Quando se vai atrás dos motivos, alguns deles podem ser encontrados em outros ítens pesquisados, como por exemplo o percentual de leitura que é bastante baixo. A principal fonte de informação da juventude brasileira é a televisão. “A TV apresenta uma visão fragamentada das coisas. O fenômeno que encontramos também é resultado da forma como a informação é apresentada a esses jovens. A informação chega de forma desorganizada e certamente isso traz reflexos na formação das estruturas de pensamento das novas gerações”, teoriza o coordenador do Instituto Akatu, Délcio Rodrigues. Segundo Délcio, o jornal clássico, em papel, já trabalha com um certo nível de fragmentação, mesmo que consiga aprofundar um pouco mais cada questão. Depois vem a televisão e a própria estrutura dos telejornais cujas características propiciam este fenômeno. Na seqüência vem a internet, fragmentando ainda mais. “De acordo com as pesquisas, o tempo média de permanência em uma tela é de nove segundos. O que cabe de informação nesse tempo? É tudo muito rápido. Na escola, o livro didático acaba tendo de se fragmentar para acompanhar a linguagem dos veículos a que estes jovens e crianças já estão habituados”, argumenta.

“Embora já tenha se tornado comum jogar toda a responsabilidade sobre a escola, quem melhor pode lidar com essa questão realmente é ela, porque mais do que lidar com a informação, ela trabalha com algo que vem antes, que é a formação. Só a escola pode ajudar a construir o filtro que os jovens precisam para que possam organizar toda a informação que recebem e estabelecer os nexos entre elas, além é claro, de ajudar a criar noções de cidadania , de atitude diante das coisas”, justifica. Para ele, não adianta somente a escola fazer a sua parte.

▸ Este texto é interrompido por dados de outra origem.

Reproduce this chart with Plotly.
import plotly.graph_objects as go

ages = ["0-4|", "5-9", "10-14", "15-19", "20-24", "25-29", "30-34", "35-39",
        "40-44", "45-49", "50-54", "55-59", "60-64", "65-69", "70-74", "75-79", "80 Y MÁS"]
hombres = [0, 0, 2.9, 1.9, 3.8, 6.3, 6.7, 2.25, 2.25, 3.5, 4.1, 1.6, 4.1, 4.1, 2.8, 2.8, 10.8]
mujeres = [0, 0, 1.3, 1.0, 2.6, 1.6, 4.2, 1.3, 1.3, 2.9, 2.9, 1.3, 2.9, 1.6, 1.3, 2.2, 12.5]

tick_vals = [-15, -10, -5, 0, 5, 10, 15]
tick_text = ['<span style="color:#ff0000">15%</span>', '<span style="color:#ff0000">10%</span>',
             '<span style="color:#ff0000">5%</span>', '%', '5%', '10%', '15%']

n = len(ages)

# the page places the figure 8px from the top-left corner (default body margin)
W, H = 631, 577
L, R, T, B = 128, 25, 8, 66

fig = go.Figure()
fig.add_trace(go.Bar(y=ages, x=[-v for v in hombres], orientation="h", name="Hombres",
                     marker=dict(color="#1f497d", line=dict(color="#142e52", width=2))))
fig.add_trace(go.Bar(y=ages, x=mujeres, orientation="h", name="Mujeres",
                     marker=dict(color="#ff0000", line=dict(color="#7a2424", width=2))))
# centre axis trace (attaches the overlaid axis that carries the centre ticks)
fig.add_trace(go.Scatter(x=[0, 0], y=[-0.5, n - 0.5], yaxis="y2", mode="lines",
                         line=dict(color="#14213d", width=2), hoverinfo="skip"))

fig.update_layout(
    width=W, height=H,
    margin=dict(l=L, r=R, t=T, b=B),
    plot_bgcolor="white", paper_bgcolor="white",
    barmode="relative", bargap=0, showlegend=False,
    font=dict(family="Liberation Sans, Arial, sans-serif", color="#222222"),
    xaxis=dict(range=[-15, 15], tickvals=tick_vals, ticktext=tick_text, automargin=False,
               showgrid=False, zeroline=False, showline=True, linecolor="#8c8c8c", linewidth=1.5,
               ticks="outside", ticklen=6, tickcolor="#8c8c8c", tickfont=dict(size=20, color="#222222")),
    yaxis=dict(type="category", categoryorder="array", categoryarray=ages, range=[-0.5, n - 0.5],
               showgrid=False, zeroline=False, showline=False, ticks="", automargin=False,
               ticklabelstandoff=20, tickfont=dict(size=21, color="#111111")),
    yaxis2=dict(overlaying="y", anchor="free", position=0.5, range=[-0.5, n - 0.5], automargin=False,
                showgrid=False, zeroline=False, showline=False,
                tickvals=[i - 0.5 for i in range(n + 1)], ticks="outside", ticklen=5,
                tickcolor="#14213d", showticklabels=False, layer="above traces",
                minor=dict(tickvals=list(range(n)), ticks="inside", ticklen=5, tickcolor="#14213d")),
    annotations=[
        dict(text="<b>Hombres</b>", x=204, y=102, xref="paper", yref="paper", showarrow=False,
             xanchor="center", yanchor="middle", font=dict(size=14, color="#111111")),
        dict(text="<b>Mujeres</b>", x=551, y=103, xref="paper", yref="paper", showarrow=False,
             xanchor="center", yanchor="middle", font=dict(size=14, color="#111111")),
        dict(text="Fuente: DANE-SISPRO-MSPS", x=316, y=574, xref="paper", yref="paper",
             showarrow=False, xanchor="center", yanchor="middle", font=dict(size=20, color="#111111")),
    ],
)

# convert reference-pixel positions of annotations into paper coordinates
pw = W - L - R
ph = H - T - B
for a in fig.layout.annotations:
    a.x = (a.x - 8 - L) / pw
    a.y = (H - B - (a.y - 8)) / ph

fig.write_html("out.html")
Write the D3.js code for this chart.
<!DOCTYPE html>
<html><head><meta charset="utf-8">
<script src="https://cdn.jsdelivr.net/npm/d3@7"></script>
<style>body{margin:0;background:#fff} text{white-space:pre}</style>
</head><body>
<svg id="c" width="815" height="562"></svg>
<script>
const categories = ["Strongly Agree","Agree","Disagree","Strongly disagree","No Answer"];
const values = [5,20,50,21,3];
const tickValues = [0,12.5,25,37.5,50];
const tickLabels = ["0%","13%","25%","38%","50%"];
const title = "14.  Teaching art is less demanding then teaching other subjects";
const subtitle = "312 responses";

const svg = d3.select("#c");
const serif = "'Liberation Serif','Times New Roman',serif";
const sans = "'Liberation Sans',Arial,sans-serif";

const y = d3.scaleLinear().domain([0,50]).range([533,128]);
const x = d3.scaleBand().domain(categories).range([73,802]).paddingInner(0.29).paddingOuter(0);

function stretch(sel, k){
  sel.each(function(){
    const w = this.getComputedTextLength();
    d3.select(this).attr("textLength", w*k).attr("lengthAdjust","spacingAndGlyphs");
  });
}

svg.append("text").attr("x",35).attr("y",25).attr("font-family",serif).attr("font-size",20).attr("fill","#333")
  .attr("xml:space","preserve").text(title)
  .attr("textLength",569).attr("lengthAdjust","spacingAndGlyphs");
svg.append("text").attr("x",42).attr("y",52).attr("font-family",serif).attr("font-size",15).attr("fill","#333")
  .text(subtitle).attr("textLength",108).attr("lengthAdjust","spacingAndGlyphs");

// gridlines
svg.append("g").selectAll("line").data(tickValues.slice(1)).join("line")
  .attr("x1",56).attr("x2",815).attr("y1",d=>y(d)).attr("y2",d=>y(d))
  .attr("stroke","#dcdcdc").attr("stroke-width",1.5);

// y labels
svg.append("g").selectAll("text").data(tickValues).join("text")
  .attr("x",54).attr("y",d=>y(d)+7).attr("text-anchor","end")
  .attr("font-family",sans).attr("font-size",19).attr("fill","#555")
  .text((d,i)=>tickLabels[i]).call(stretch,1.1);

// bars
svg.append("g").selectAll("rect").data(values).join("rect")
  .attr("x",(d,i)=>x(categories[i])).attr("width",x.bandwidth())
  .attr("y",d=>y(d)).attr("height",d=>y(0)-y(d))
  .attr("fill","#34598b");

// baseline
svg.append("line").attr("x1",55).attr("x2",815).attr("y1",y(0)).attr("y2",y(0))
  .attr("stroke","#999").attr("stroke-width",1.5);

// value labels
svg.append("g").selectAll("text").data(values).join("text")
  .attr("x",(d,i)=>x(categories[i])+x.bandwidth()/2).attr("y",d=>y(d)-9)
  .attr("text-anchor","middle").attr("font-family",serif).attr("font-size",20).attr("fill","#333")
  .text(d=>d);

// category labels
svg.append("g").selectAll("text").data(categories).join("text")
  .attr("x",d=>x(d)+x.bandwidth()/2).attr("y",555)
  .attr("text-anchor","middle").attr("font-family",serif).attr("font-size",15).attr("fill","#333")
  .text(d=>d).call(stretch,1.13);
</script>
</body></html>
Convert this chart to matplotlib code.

Outros setores da sociedade também precisam agir, como as empresas por exemplo, revendo suas formas de produzir, não fazer propaganda enganosa, questionar seus métodos. “Essa atmosfera de responsabilidade social precisa estar presente nos diversos segmentos da sociedade”, completa. Em contraponto ao saldo negativo dos resultados, a pesquisa aponta certo grau de consciência ecológica, pois a maioria dos entrevistados mostrou preocupação com itens como coleta seletiva, por exemplo.

Ausência de perspectivas – Mas o cenário não é totalmente árido. Um outro estudo, não estatístico, realizado entre adolescentes de classes baixas em São Paulo pelo mestre em psicologia social pela USP, Tiago Curbisier Matheus diz que, pelo menos neste extrato social, a juventude não é tão alienada. “Esses jovens restringem seus ideais ao que é possível. Eles lutam por transformações, mas de forma mais realista. Ao invés de tentarem mudar o mundo, procuram influir mudanças no seu bairro, por exemplo”. Em sua pesquisa, a preocupação com a ascendência profissional também é evidenciada. Para Matheus, a violência crescente, o desemprego, o clima de cada um por si, a atmosfera de desencanto e um universo refratário que oferece poucas possibilidades de inserção são os principais causadores da ausência de perspectivas mais amplas. “Não é o jovem que é individualista ele apenas reflete o ambiente em que vive”, explica. E conclui: “apostar na alienação dos jovens, pode ser excessivamente simplista. Afinal, as pequenas transformações também influenciam no todo, daí a grande proliferação de ONGs com participação de jovens”.